:: Source data ::

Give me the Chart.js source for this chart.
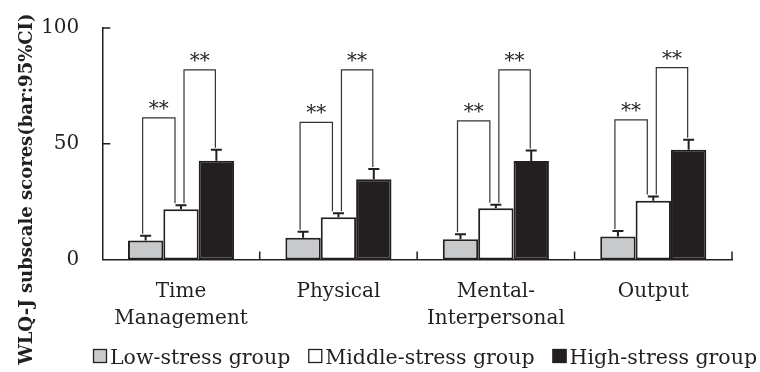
<!DOCTYPE html>
<html>
<head>
<meta charset="utf-8">
<script src="https://cdn.jsdelivr.net/npm/chart.js@4/dist/chart.umd.min.js"></script>
<style>
  html, body { margin: 0; padding: 0; background: #ffffff; }
  #wrap { position: relative; width: 760px; height: 372px; }
</style>
</head>
<body>
<div id="wrap"><canvas id="c" width="760" height="372"></canvas></div>
<script>
// WLQ-J subscales
const categories = [["Time", "Management"], ["Physical"], ["Mental-", "Interpersonal"], ["Output"]];
const seriesNames = ["Low-stress group", "Middle-stress group", "High-stress group"];

// Mean scores
const lowStress = [8.2, 9.4, 8.7, 9.9];
const middleStress = [21.7, 18.3, 22.1, 25.4];
const highStress = [42.7, 34.7, 42.6, 47.4];

// Upper limits of the 95% confidence intervals
const lowUpper = [10.3, 12.0, 10.9, 12.3];
const middleUpper = [23.4, 20.0, 23.6, 27.2];
const highUpper = [47.4, 39.1, 47.1, 51.7];

// Heights of the significance brackets (** p<0.01)
const sigLowMid = [61.2, 59.2, 59.9, 60.3];
const sigMidHigh = [81.9, 81.9, 81.9, 82.9];
const sigLabel = "**";

const yTicks = [0, 50, 100];
const yTitle = "WLQ-J subscale scores(bar:95%CI)";

const INK = "#231f20";
const FONT = "'DejaVu Serif', serif";
const fills = ["#c8c9cb", "#ffffff", INK];
const uppers = [lowUpper, middleUpper, highUpper];

const annotate = {
  id: "annotate",
  afterDatasetsDraw(chart) {
    const ctx = chart.ctx;
    const ys = chart.scales.y, xs = chart.scales.x;
    const area = chart.chartArea;
    ctx.save();
    ctx.strokeStyle = INK;
    ctx.fillStyle = INK;

    // upper confidence-limit whiskers
    ctx.lineWidth = 2;
    chart.data.datasets.forEach((ds, i) => {
      chart.getDatasetMeta(i).data.forEach((bar, j) => {
        const yt = ys.getPixelForValue(uppers[i][j]);
        ctx.beginPath();
        ctx.moveTo(bar.x, bar.y);
        ctx.lineTo(bar.x, yt);
        ctx.moveTo(bar.x - 5.5, yt);
        ctx.lineTo(bar.x + 5.5, yt);
        ctx.stroke();
      });
    });

    // significance brackets
    const lowBars = chart.getDatasetMeta(0).data;
    const midBars = chart.getDatasetMeta(1).data;
    const highBars = chart.getDatasetMeta(2).data;
    ctx.lineWidth = 1.2;
    ctx.strokeStyle = "#333333";
    ctx.font = "20px " + FONT;
    ctx.textAlign = "center";
    ctx.textBaseline = "alphabetic";
    const bracket = (xa, xb, top, endA, endB) => {
      const yTop = ys.getPixelForValue(top);
      const ya = ys.getPixelForValue(endA) - 2;
      const yb = ys.getPixelForValue(endB) - 2;
      ctx.beginPath();
      ctx.moveTo(xa, ya);
      ctx.lineTo(xa, yTop);
      ctx.lineTo(xb, yTop);
      ctx.lineTo(xb, yb);
      ctx.stroke();
      ctx.fillText(sigLabel, (xa + xb) / 2, yTop - 3);
    };
    categories.forEach((c, j) => {
      bracket(lowBars[j].x - 3, midBars[j].x - 6, sigLowMid[j], lowUpper[j], middleUpper[j]);
      bracket(midBars[j].x + 3, highBars[j].x - 1, sigMidHigh[j], middleUpper[j], highUpper[j]);
    });

    // inward tick marks
    ctx.strokeStyle = INK;
    ctx.lineWidth = 1.5;
    ctx.beginPath();
    yTicks.forEach(v => {
      if (v === 0) return;
      const y = ys.getPixelForValue(v);
      ctx.moveTo(area.left, y);
      ctx.lineTo(area.left + 8, y);
    });
    for (let j = 0; j < categories.length; j++) {
      const x = j < categories.length - 1
        ? (xs.getPixelForValue(j) + xs.getPixelForValue(j + 1)) / 2
        : area.right;
      ctx.moveTo(x, area.bottom);
      ctx.lineTo(x, area.bottom - 8);
    }
    ctx.stroke();
    ctx.restore();
  },
  afterDraw(chart) {
    const ctx = chart.ctx;
    ctx.save();
    ctx.fillStyle = INK;
    // vertical axis title
    ctx.translate(32, 189);
    ctx.rotate(-Math.PI / 2);
    ctx.font = "bold 18px " + FONT;
    ctx.textAlign = "center";
    ctx.textBaseline = "alphabetic";
    ctx.fillText(yTitle, 0, 0);
    ctx.restore();

    // legend
    ctx.save();
    ctx.font = "20.5px " + FONT;
    ctx.textBaseline = "alphabetic";
    ctx.textAlign = "left";
    let x = 93;
    const box = 14, boxTop = 349, base = 364;
    chart.data.datasets.forEach((ds, i) => {
      ctx.fillStyle = ds.backgroundColor;
      ctx.fillRect(x, boxTop, box, box);
      ctx.strokeStyle = INK;
      ctx.lineWidth = 1.3;
      ctx.strokeRect(x + 0.5, boxTop + 0.5, box - 1, box - 1);
      ctx.fillStyle = INK;
      ctx.fillText(ds.label, x + box + 3, base);
      x += box + 3 + ctx.measureText(ds.label).width + 18;
    });
    ctx.restore();
  }
};

new Chart(document.getElementById("c"), {
  type: "bar",
  data: {
    labels: categories,
    datasets: [lowStress, middleStress, highStress].map((d, i) => ({
      label: seriesNames[i],
      data: d,
      backgroundColor: fills[i],
      borderColor: INK,
      borderWidth: 2,
      borderSkipped: false,
      barPercentage: 1,
      categoryPercentage: 0.674
    }))
  },
  options: {
    responsive: false,
    animation: false,
    events: [],
    layout: { padding: { top: 28, right: 28, left: 0, bottom: 0 } },
    plugins: { legend: { display: false }, tooltip: { enabled: false } },
    scales: {
      x: {
        grid: { display: false, drawTicks: false },
        border: { display: true, color: INK, width: 1.5 },
        ticks: {
          color: INK,
          padding: 19,
          font: { family: FONT, size: 20, lineHeight: 1.35 },
          maxRotation: 0,
          autoSkip: false
        },
        afterFit(s) { s.height = 112.5; }
      },
      y: {
        min: 0,
        max: 100,
        afterBuildTicks(s) { s.ticks = yTicks.map(v => ({ value: v })); },
        grid: { display: false, drawTicks: false },
        border: { display: true, color: INK, width: 1.5 },
        ticks: {
          color: INK,
          padding: 23,
          font: { family: FONT, size: 20 }
        },
        afterFit(s) {
          s.width = 102.3;
          s.paddingTop = 12;
          s.paddingBottom = 12;
        }
      }
    }
  },
  plugins: [annotate]
});
</script>
</body>
</html>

:: Aim of the task ::
Transcribe the material exactly, keeping every word and none of the pictures.

:: Answer below ::
Give me the Chart.js source for this chart.
<!DOCTYPE html>
<html>
<head>
<meta charset="utf-8">
<script src="https://cdn.jsdelivr.net/npm/chart.js@4/dist/chart.umd.min.js"></script>
<style>
  html, body { margin: 0; padding: 0; background: #ffffff; }
  #wrap { position: relative; width: 760px; height: 372px; }
</style>
</head>
<body>
<div id="wrap"><canvas id="c" width="760" height="372"></canvas></div>
<script>
// WLQ-J subscales
const categories = [["Time", "Management"], ["Physical"], ["Mental-", "Interpersonal"], ["Output"]];
const seriesNames = ["Low-stress group", "Middle-stress group", "High-stress group"];

// Mean scores
const lowStress = [8.2, 9.4, 8.7, 9.9];
const middleStress = [21.7, 18.3, 22.1, 25.4];
const highStress = [42.7, 34.7, 42.6, 47.4];

// Upper limits of the 95% confidence intervals
const lowUpper = [10.3, 12.0, 10.9, 12.3];
const middleUpper = [23.4, 20.0, 23.6, 27.2];
const highUpper = [47.4, 39.1, 47.1, 51.7];

// Heights of the significance brackets (** p<0.01)
const sigLowMid = [61.2, 59.2, 59.9, 60.3];
const sigMidHigh = [81.9, 81.9, 81.9, 82.9];
const sigLabel = "**";

const yTicks = [0, 50, 100];
const yTitle = "WLQ-J subscale scores(bar:95%CI)";

const INK = "#231f20";
const FONT = "'DejaVu Serif', serif";
const fills = ["#c8c9cb", "#ffffff", INK];
const uppers = [lowUpper, middleUpper, highUpper];

const annotate = {
  id: "annotate",
  afterDatasetsDraw(chart) {
    const ctx = chart.ctx;
    const ys = chart.scales.y, xs = chart.scales.x;
    const area = chart.chartArea;
    ctx.save();
    ctx.strokeStyle = INK;
    ctx.fillStyle = INK;

    // upper confidence-limit whiskers
    ctx.lineWidth = 2;
    chart.data.datasets.forEach((ds, i) => {
      chart.getDatasetMeta(i).data.forEach((bar, j) => {
        const yt = ys.getPixelForValue(uppers[i][j]);
        ctx.beginPath();
        ctx.moveTo(bar.x, bar.y);
        ctx.lineTo(bar.x, yt);
        ctx.moveTo(bar.x - 5.5, yt);
        ctx.lineTo(bar.x + 5.5, yt);
        ctx.stroke();
      });
    });

    // significance brackets
    const lowBars = chart.getDatasetMeta(0).data;
    const midBars = chart.getDatasetMeta(1).data;
    const highBars = chart.getDatasetMeta(2).data;
    ctx.lineWidth = 1.2;
    ctx.strokeStyle = "#333333";
    ctx.font = "20px " + FONT;
    ctx.textAlign = "center";
    ctx.textBaseline = "alphabetic";
    const bracket = (xa, xb, top, endA, endB) => {
      const yTop = ys.getPixelForValue(top);
      const ya = ys.getPixelForValue(endA) - 2;
      const yb = ys.getPixelForValue(endB) - 2;
      ctx.beginPath();
      ctx.moveTo(xa, ya);
      ctx.lineTo(xa, yTop);
      ctx.lineTo(xb, yTop);
      ctx.lineTo(xb, yb);
      ctx.stroke();
      ctx.fillText(sigLabel, (xa + xb) / 2, yTop - 3);
    };
    categories.forEach((c, j) => {
      bracket(lowBars[j].x - 3, midBars[j].x - 6, sigLowMid[j], lowUpper[j], middleUpper[j]);
      bracket(midBars[j].x + 3, highBars[j].x - 1, sigMidHigh[j], middleUpper[j], highUpper[j]);
    });

    // inward tick marks
    ctx.strokeStyle = INK;
    ctx.lineWidth = 1.5;
    ctx.beginPath();
    yTicks.forEach(v => {
      if (v === 0) return;
      const y = ys.getPixelForValue(v);
      ctx.moveTo(area.left, y);
      ctx.lineTo(area.left + 8, y);
    });
    for (let j = 0; j < categories.length; j++) {
      const x = j < categories.length - 1
        ? (xs.getPixelForValue(j) + xs.getPixelForValue(j + 1)) / 2
        : area.right;
      ctx.moveTo(x, area.bottom);
      ctx.lineTo(x, area.bottom - 8);
    }
    ctx.stroke();
    ctx.restore();
  },
  afterDraw(chart) {
    const ctx = chart.ctx;
    ctx.save();
    ctx.fillStyle = INK;
    // vertical axis title
    ctx.translate(32, 189);
    ctx.rotate(-Math.PI / 2);
    ctx.font = "bold 18px " + FONT;
    ctx.textAlign = "center";
    ctx.textBaseline = "alphabetic";
    ctx.fillText(yTitle, 0, 0);
    ctx.restore();

    // legend
    ctx.save();
    ctx.font = "20.5px " + FONT;
    ctx.textBaseline = "alphabetic";
    ctx.textAlign = "left";
    let x = 93;
    const box = 14, boxTop = 349, base = 364;
    chart.data.datasets.forEach((ds, i) => {
      ctx.fillStyle = ds.backgroundColor;
      ctx.fillRect(x, boxTop, box, box);
      ctx.strokeStyle = INK;
      ctx.lineWidth = 1.3;
      ctx.strokeRect(x + 0.5, boxTop + 0.5, box - 1, box - 1);
      ctx.fillStyle = INK;
      ctx.fillText(ds.label, x + box + 3, base);
      x += box + 3 + ctx.measureText(ds.label).width + 18;
    });
    ctx.restore();
  }
};

new Chart(document.getElementById("c"), {
  type: "bar",
  data: {
    labels: categories,
    datasets: [lowStress, middleStress, highStress].map((d, i) => ({
      label: seriesNames[i],
      data: d,
      backgroundColor: fills[i],
      borderColor: INK,
      borderWidth: 2,
      borderSkipped: false,
      barPercentage: 1,
      categoryPercentage: 0.674
    }))
  },
  options: {
    responsive: false,
    animation: false,
    events: [],
    layout: { padding: { top: 28, right: 28, left: 0, bottom: 0 } },
    plugins: { legend: { display: false }, tooltip: { enabled: false } },
    scales: {
      x: {
        grid: { display: false, drawTicks: false },
        border: { display: true, color: INK, width: 1.5 },
        ticks: {
          color: INK,
          padding: 19,
          font: { family: FONT, size: 20, lineHeight: 1.35 },
          maxRotation: 0,
          autoSkip: false
        },
        afterFit(s) { s.height = 112.5; }
      },
      y: {
        min: 0,
        max: 100,
        afterBuildTicks(s) { s.ticks = yTicks.map(v => ({ value: v })); },
        grid: { display: false, drawTicks: false },
        border: { display: true, color: INK, width: 1.5 },
        ticks: {
          color: INK,
          padding: 23,
          font: { family: FONT, size: 20 }
        },
        afterFit(s) {
          s.width = 102.3;
          s.paddingTop = 12;
          s.paddingBottom = 12;
        }
      }
    }
  },
  plugins: [annotate]
});
</script>
</body>
</html>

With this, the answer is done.